Set exercise
Give an exact transcription of every line, dropping the images.

Given information
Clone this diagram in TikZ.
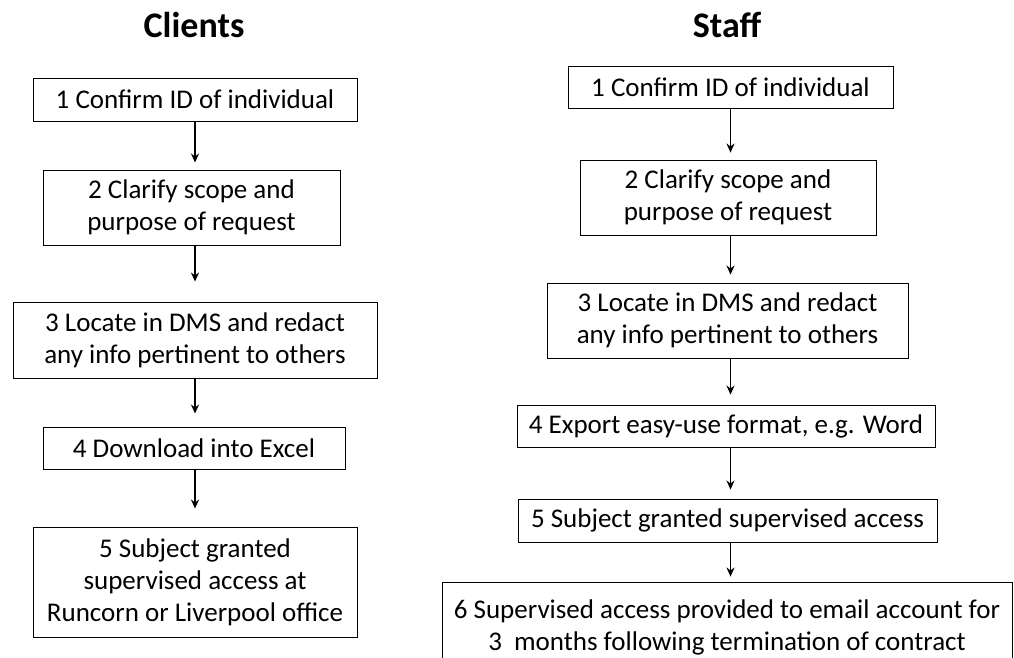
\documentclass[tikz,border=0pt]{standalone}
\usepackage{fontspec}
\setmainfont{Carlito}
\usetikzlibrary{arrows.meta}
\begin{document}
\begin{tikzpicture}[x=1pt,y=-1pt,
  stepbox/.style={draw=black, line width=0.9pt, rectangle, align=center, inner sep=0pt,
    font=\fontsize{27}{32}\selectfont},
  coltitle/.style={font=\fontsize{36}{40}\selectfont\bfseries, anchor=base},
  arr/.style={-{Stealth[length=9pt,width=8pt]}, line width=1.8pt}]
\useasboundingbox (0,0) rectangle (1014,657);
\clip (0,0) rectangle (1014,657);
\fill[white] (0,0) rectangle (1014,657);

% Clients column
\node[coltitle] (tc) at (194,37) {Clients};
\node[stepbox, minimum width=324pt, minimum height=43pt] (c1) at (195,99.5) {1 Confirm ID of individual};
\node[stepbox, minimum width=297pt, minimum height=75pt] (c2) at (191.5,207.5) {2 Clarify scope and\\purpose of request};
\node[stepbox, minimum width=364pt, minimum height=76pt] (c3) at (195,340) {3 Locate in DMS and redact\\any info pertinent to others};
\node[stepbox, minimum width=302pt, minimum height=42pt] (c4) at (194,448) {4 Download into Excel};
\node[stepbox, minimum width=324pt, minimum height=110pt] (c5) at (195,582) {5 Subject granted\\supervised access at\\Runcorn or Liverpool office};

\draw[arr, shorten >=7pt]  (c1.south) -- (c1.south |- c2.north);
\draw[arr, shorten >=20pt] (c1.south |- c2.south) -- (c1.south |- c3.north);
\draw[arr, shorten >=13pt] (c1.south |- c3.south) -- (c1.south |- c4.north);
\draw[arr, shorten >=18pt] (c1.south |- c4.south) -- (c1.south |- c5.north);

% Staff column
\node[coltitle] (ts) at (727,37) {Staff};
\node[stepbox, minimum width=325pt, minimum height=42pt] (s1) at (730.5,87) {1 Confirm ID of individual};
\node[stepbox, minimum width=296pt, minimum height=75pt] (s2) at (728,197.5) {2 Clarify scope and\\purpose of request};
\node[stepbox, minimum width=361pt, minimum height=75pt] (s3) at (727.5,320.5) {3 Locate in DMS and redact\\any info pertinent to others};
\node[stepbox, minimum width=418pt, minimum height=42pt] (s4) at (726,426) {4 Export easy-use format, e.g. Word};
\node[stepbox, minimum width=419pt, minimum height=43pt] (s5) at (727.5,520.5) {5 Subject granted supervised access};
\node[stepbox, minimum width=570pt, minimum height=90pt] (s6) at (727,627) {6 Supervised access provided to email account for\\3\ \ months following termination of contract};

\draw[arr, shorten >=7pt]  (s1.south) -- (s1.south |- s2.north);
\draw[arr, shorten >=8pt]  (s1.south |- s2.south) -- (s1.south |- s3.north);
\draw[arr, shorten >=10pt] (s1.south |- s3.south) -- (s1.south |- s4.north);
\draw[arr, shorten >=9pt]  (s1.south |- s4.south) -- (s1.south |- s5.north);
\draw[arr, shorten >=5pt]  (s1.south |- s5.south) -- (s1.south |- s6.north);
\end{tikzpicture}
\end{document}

Written response
Clone this diagram in TikZ.
\documentclass[tikz,border=0pt]{standalone}
\usepackage{fontspec}
\setmainfont{Carlito}
\usetikzlibrary{arrows.meta}
\begin{document}
\begin{tikzpicture}[x=1pt,y=-1pt,
  stepbox/.style={draw=black, line width=0.9pt, rectangle, align=center, inner sep=0pt,
    font=\fontsize{27}{32}\selectfont},
  coltitle/.style={font=\fontsize{36}{40}\selectfont\bfseries, anchor=base},
  arr/.style={-{Stealth[length=9pt,width=8pt]}, line width=1.8pt}]
\useasboundingbox (0,0) rectangle (1014,657);
\clip (0,0) rectangle (1014,657);
\fill[white] (0,0) rectangle (1014,657);

% Clients column
\node[coltitle] (tc) at (194,37) {Clients};
\node[stepbox, minimum width=324pt, minimum height=43pt] (c1) at (195,99.5) {1 Confirm ID of individual};
\node[stepbox, minimum width=297pt, minimum height=75pt] (c2) at (191.5,207.5) {2 Clarify scope and\\purpose of request};
\node[stepbox, minimum width=364pt, minimum height=76pt] (c3) at (195,340) {3 Locate in DMS and redact\\any info pertinent to others};
\node[stepbox, minimum width=302pt, minimum height=42pt] (c4) at (194,448) {4 Download into Excel};
\node[stepbox, minimum width=324pt, minimum height=110pt] (c5) at (195,582) {5 Subject granted\\supervised access at\\Runcorn or Liverpool office};

\draw[arr, shorten >=7pt]  (c1.south) -- (c1.south |- c2.north);
\draw[arr, shorten >=20pt] (c1.south |- c2.south) -- (c1.south |- c3.north);
\draw[arr, shorten >=13pt] (c1.south |- c3.south) -- (c1.south |- c4.north);
\draw[arr, shorten >=18pt] (c1.south |- c4.south) -- (c1.south |- c5.north);

% Staff column
\node[coltitle] (ts) at (727,37) {Staff};
\node[stepbox, minimum width=325pt, minimum height=42pt] (s1) at (730.5,87) {1 Confirm ID of individual};
\node[stepbox, minimum width=296pt, minimum height=75pt] (s2) at (728,197.5) {2 Clarify scope and\\purpose of request};
\node[stepbox, minimum width=361pt, minimum height=75pt] (s3) at (727.5,320.5) {3 Locate in DMS and redact\\any info pertinent to others};
\node[stepbox, minimum width=418pt, minimum height=42pt] (s4) at (726,426) {4 Export easy-use format, e.g. Word};
\node[stepbox, minimum width=419pt, minimum height=43pt] (s5) at (727.5,520.5) {5 Subject granted supervised access};
\node[stepbox, minimum width=570pt, minimum height=90pt] (s6) at (727,627) {6 Supervised access provided to email account for\\3\ \ months following termination of contract};

\draw[arr, shorten >=7pt]  (s1.south) -- (s1.south |- s2.north);
\draw[arr, shorten >=8pt]  (s1.south |- s2.south) -- (s1.south |- s3.north);
\draw[arr, shorten >=10pt] (s1.south |- s3.south) -- (s1.south |- s4.north);
\draw[arr, shorten >=9pt]  (s1.south |- s4.south) -- (s1.south |- s5.north);
\draw[arr, shorten >=5pt]  (s1.south |- s5.south) -- (s1.south |- s6.north);
\end{tikzpicture}
\end{document}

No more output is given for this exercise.